Wednesday, December 17, 2008

Kiss The Boo Boos

“You’ll probably stick with erroneous ideas if they’re all you have.” –Lee G. Bolman

Life is a stream so rich in currents and under currents, light, beautiful little fish and surprises that the occasional mud should not be intolerable. Yet, for some of us it is.

Growing up I would say I am tired, or this hurts, or I am scared and my mother would say, everybody feels that way, get over it. It made us strong, or so she thought and so did we, but it is the old story of the elephant in the room. No matter how hard I try to pretend it is not there, it seems like it is.

I am beginning to suspect ignoring it just made us unaware. Elephants take up a lot of room. Try ignoring them for too long and it can be exhausting. Not to mention, that the occasional elephant really is there and really will eventually stand up and even if I don't believe in it, that disbelief does not protect me from being seriously stomped on. Rather than ignoring the elephants, I am choosing to kiss all the boo boos they cause, no matter whether I believe in them, or not.

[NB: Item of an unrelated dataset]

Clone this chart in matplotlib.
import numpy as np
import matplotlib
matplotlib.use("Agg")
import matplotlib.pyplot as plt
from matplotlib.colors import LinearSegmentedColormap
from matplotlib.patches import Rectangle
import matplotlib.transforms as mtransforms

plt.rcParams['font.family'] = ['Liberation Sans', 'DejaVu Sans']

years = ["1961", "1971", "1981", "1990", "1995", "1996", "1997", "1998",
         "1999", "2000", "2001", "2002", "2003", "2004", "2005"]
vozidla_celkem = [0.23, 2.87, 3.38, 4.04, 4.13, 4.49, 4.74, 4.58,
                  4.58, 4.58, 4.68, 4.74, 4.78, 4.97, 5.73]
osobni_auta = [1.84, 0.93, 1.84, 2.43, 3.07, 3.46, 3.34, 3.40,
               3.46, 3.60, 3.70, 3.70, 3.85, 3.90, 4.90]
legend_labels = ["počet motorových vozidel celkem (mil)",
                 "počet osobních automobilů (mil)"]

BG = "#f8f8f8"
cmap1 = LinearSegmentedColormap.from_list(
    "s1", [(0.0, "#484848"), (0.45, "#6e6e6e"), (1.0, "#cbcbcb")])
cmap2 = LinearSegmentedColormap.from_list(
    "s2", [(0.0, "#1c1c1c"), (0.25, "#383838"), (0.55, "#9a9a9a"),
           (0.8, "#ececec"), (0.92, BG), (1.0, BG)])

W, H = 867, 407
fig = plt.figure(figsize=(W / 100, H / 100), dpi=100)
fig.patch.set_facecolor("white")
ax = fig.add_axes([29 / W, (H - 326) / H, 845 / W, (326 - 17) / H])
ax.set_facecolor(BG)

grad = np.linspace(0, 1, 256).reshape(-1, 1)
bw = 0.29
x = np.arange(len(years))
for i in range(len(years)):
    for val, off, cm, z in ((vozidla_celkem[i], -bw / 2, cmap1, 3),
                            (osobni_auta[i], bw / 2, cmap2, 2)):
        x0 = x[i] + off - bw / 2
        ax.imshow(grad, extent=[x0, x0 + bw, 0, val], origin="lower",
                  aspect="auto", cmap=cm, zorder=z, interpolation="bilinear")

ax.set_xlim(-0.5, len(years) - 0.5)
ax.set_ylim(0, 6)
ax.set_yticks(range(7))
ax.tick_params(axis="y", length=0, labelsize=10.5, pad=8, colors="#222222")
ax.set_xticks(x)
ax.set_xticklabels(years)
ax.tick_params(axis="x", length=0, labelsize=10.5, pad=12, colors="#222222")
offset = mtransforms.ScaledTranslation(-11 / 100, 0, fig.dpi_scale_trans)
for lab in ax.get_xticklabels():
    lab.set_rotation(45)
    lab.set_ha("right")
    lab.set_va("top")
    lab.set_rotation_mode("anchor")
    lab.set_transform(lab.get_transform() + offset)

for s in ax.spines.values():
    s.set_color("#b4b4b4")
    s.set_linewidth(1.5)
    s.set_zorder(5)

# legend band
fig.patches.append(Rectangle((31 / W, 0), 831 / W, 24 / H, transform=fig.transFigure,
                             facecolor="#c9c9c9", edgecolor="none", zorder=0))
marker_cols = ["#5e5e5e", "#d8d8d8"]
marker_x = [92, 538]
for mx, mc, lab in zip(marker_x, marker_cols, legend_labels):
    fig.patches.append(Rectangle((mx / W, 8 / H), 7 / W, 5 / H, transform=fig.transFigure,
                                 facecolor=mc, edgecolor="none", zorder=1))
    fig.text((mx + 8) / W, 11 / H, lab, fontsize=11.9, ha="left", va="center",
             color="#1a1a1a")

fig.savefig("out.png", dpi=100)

What starts out as a little boo boo can grow into major disruptive dis eases. That grain of sand everyone said would turn into a pearl, sometimes just causes so much irritation that cancer, or aneurysms, or all sorts of other bad things emerge. If kissing the boo boo when it first showed up prevented that, wouldn't it be a small price to pay? Human nature seems to have a perverse side that says, if I suffered, you should too. What was good for me will be good for you.

Don't believe it. Find the real love, even if it is desperately trying to grow out of some old messed up love seeds and allow yourself to reach out and kiss the boo boos. Somehow it just makes the mud easier to slog through.